Your Kobo E-Books Are Still Safe Despite Fiscal Dramas

Your Kobo E-Books Are Still Safe Despite Fiscal Dramas

The news that both Borders in the US and local book giant RedGroup (which runs Borders and Angus & Robertson locally) have gone into administration is likely to have caused panic for anyone who purchased the Kobo e-book reader sold by both chains. But it seems that for the moment, your e-books are safe.

As Nick at Gizmodo reports, Kobo has assured customers that their e-books will remain accessible even if those stores end up closing entirely. We’d really hope that wouldn’t happen, but it seems that for now there’s no need to worry about those purchases. Hit Nick’s post for the full story.

Borders Enters Administration, Kobo Assures Your eBooks Are Still Safe [Gizmodo]


  • Don’t believe that your DRM’d books are safe. When the US arm of Borders began closing up, the Australian run Borders and A&R went belly up. This happened just one day after the media had been reporting that the Australian franchises were safe as well.

    Pity the poor staff about to lose their jobs and the flack they are coping from irate customers over the gift card fiasco.

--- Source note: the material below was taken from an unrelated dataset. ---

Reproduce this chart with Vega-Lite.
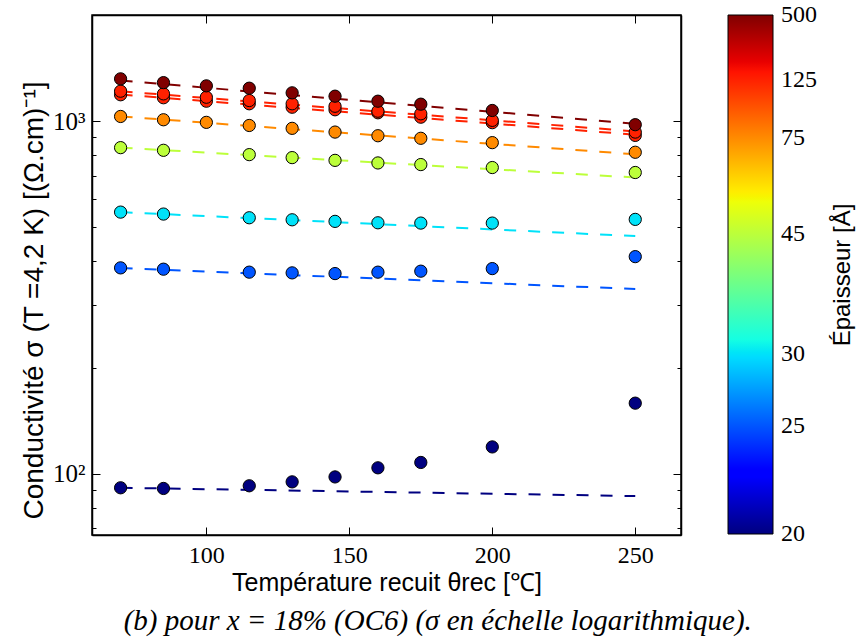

    If you have books on a Kobo start learning how to take the DRM off them now!! It’s not that hard and a simple Google search will show you heaps. I didn’t know how to do it and in a few days of reading all my books are now living a DRM-free life.

    This made my switch from a Kobo to an Android tablet so much easier also.

    As a side issue, now with Borders and A&R on the way out and with geographical restrictions on ebook purchases – how are Aussies supposed to get books now!!

  • If Amazon were to fold – Kindle owners would be in big trouble. A proprietary file format and a company that’s already shown itself willing to pull books from your device after you’ve purchased them.

    I bought a Kobo specifically because there are many places that sell books in .ePub – or I can just download anything off Project Gutenberg.

    Honestly, the A&R software that came with the Kobo was too broken to use in any event. Get a good third party ebook manager and don’t fret about a market you can’t control.

  • Calibre.

    It sorts my Kindle out fine. And at risk of encouraging people to be slightly offside of the regulations: google the following +ebook +(author of your choosing) +torrent.

    You wouldn’t download a car.
    But if you were asked to pay half the price of the car for an electronic copy that you could download…

    Would you?

    • @Bromide,

      Thanks for the tip on Calibre. I actually already this as my library management system. And you are completely right about getting the car at half price analogy. Books in Australia are simply too expensive in the current market and this has led to the demise of both Borders and A&R it seems.

      However the torrent search doesn’t help the authors or online bookstores at all. Why would stealing the books (and that’s what you are doing using torrents like these) be the answer? This type of thing only reinforces the need for DRM (which I strip off the books I buy) and just make it harder for honest people to utilise this new technology and therefore stifle advancement.

      And yes I know not all torrents are for pirating. It is also one of the best methods for getting various media types around the net.